By fully committing to engaging with the object, we discovered something more enthralling: maybe the ghost is trying to find the right royal flush within the pack. A driven, energised, slightly impatient, potentially panicked need to get the cards in order. To find the king. The queen.
But every attempt, none of it making sense. Never the right hand to make their move or “show their hand.” Yet.
Act One Scene Two: Get Off the Bus
We moved onto Act One Scene Two, focusing on noticing the micro-inclinations of adhering to expected, inherited versions of King and Queen-like displays of the happy couple.
Despite the ultra-heightened language and poetry, we tried to balance maintaining an authentic sense of how you would say this and mean it—without the inherited “Shakespeare voice” overshadowing the direct necessity to achieve something at every moment.
“Get off the bus” was a rule I thought would be helpful.
A long speech shouldn’t be the same bus journey where you head in one direction throughout.
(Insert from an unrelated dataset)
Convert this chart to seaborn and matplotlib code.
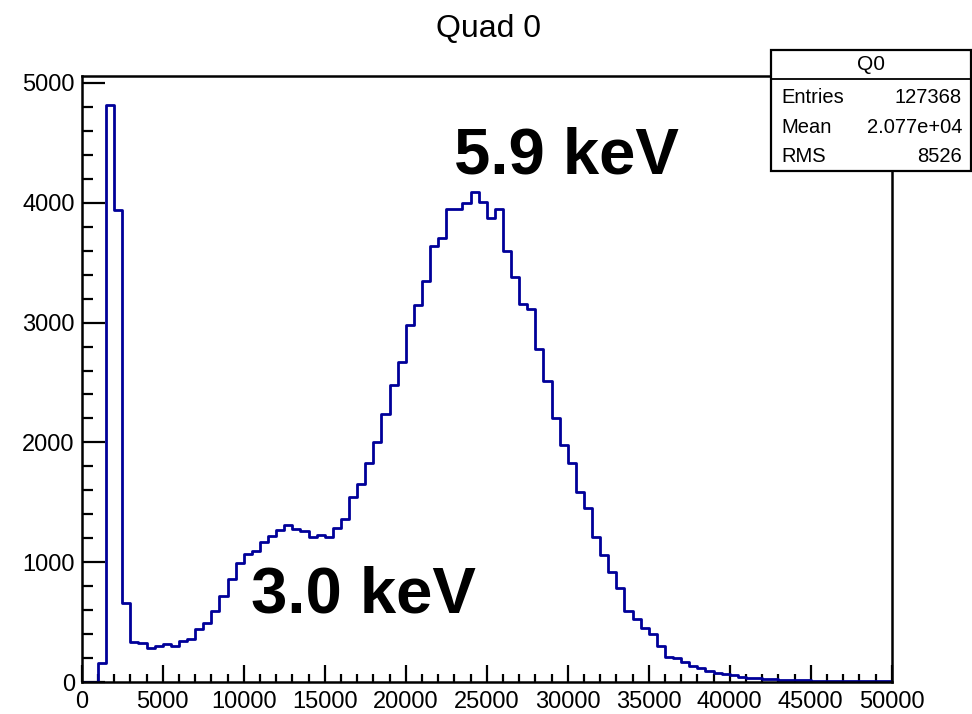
import numpy as np
import pandas as pd
import matplotlib
matplotlib.use("Agg")
import matplotlib.pyplot as plt
from matplotlib.patches import Rectangle
from matplotlib.lines import Line2D
from matplotlib.ticker import MultipleLocator
import seaborn as sns

# ---------------- data (bin width 500, range 0..50000) ----------------
bin_edges = list(range(0, 50001, 500))
counts = [0, 0, 163, 4815, 3939, 659, 339, 330, 283, 305,
          319, 303, 347, 361, 444, 492, 595, 722, 859, 992,
          1067, 1095, 1173, 1220, 1268, 1314, 1281, 1264, 1209, 1226,
          1209, 1289, 1359, 1543, 1650, 1830, 2007, 2237, 2479, 2668,
          2977, 3146, 3346, 3636, 3705, 3944, 3944, 3994, 4086, 4003,
          3869, 3944, 3599, 3382, 3153, 3116, 2777, 2513, 2201, 1983,
          1832, 1589, 1456, 1214, 1062, 922, 789, 594, 528, 456,
          400, 306, 214, 200, 167, 136, 120, 95, 80, 68,
          57, 47, 40, 32, 28, 25, 22, 20, 18, 16,
          14, 13, 12, 11, 10, 9, 8, 8, 7, 7]
title = "Quad 0"
stats_name = "Q0"
stats_labels = ["Entries", "Mean", "RMS"]
stats_values = ["127368", "2.077e+04", "8526"]
annotations = ["5.9 keV", "3.0 keV"]
x_ticks = list(range(0, 50001, 5000))
y_ticks = list(range(0, 5001, 1000))

centers = [(bin_edges[i] + bin_edges[i + 1]) / 2 for i in range(len(counts))]
df = pd.DataFrame({"adc": centers, "n": counts})

sns.set_theme(style="white")
plt.rcParams["font.family"] = ["Liberation Sans", "DejaVu Sans"]
plt.rcParams["text.color"] = "black"
plt.rcParams["xtick.color"] = "black"
plt.rcParams["ytick.color"] = "black"
plt.rcParams["axes.labelcolor"] = "black"

fig = plt.figure(figsize=(9.72, 7.14), dpi=100)
W, H = 972, 714
ax = fig.add_axes([81.7 / W, 1 - 682.3 / H, (891.7 - 81.7) / W, (682.3 - 76) / H])

sns.histplot(data=df, x="adc", weights="n", bins=bin_edges, element="step",
             fill=False, color="#000099", linewidth=2.0, ax=ax)

ax.set_xlim(0, 50000)
ax.set_ylim(0, 5056)
ax.set_xlabel("")
ax.set_ylabel("")

for s in ax.spines.values():
    s.set_visible(True)
    s.set_color("black")
    s.set_linewidth(1.8)

ax.set_xticks(x_ticks)
ax.set_xticklabels([str(v) for v in x_ticks])
ax.set_yticks(y_ticks)
ax.set_yticklabels([str(v) for v in y_ticks])
ax.xaxis.set_minor_locator(MultipleLocator(1000))
ax.yaxis.set_minor_locator(MultipleLocator(200))
ax.tick_params(axis="x", which="major", direction="in", length=12.5, width=1.6,
               labelsize=17, pad=6, colors="black", bottom=True, top=False)
ax.tick_params(axis="x", which="minor", direction="in", length=6, width=1.6,
               bottom=True, top=False, colors="black")
ax.tick_params(axis="y", which="major", direction="in", length=16.5, width=1.6,
               labelsize=17, pad=5, colors="black", left=True, right=False)
ax.tick_params(axis="y", which="minor", direction="in", length=8, width=1.6,
               left=True, right=False, colors="black")
ax.grid(False)

# annotations
ax.text(23000, 4247, annotations[0], fontsize=47, fontweight="bold",
        ha="left", va="baseline", color="black")
ax.text(10450, 578, annotations[1], fontsize=47, fontweight="bold",
        ha="left", va="baseline", color="black")

# title
fig.text(488 / W, 1 - 37.3 / H, title, fontsize=23, ha="center", va="baseline",
         color="black")

# stats box (figure coordinates)
bx0, bx1 = 771 / W, 970.5 / W
by_top, by_bot, by_sep = 1 - 50 / H, 1 - 171 / H, 1 - 79.3 / H
fig.patches.append(Rectangle((bx0, by_bot), bx1 - bx0, by_top - by_bot,
                             transform=fig.transFigure, facecolor="white",
                             edgecolor="black", linewidth=1.6, zorder=10))
fig.lines.append(Line2D([bx0, bx1], [by_sep, by_sep], transform=fig.transFigure,
                        color="black", linewidth=1.3, zorder=11))
fig.text((bx0 + bx1) / 2, 1 - 64.5 / H, stats_name, fontsize=15,
         ha="center", va="center", zorder=12, color="black")
row_y = [97.3, 127.3, 156.7]
for lab, val, yy in zip(stats_labels, stats_values, row_y):
    fig.text(781 / W, 1 - yy / H, lab, fontsize=14.5, ha="left", va="center",
             zorder=12, color="black")
    fig.text(962 / W, 1 - yy / H, val, fontsize=14.5, ha="right", va="center",
             zorder=12, color="black")

fig.savefig("out.png", dpi=100, facecolor="white")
Your duty is to jump off the bus and find a new direction, because that way surprise and undiscovered moments are more likely—for you and your audience.
You might start by compassionately imploring someone, realise that’s not working, and in an instant get off that bus to see what it’s like to obliterate them with your attack.
Closing Discussion
We had a short discussion at the end. Jack described the unpredictability of the real world outside at the moment—an anxiety-inducing, chaotic cacophony.
It linked back, as Jack suggested, to Hamlet’s sense of the normal world suddenly being something that no longer exists. The predictable and secure world he can’t rely upon. Death and distrust prevalent.
Coming and separating ourselves from that world, having this pure space to play in on a Tuesday evening, feels important.
Notes for Next Week
Everyone is now encouraged to bring random items of clothing and/or objects to Tuesday sessions, giving us a greater selection of opportunities for our object work.
Actors are also encouraged to now learn lines as accurately as possible off-book, so we can start to play without getting lost on the page.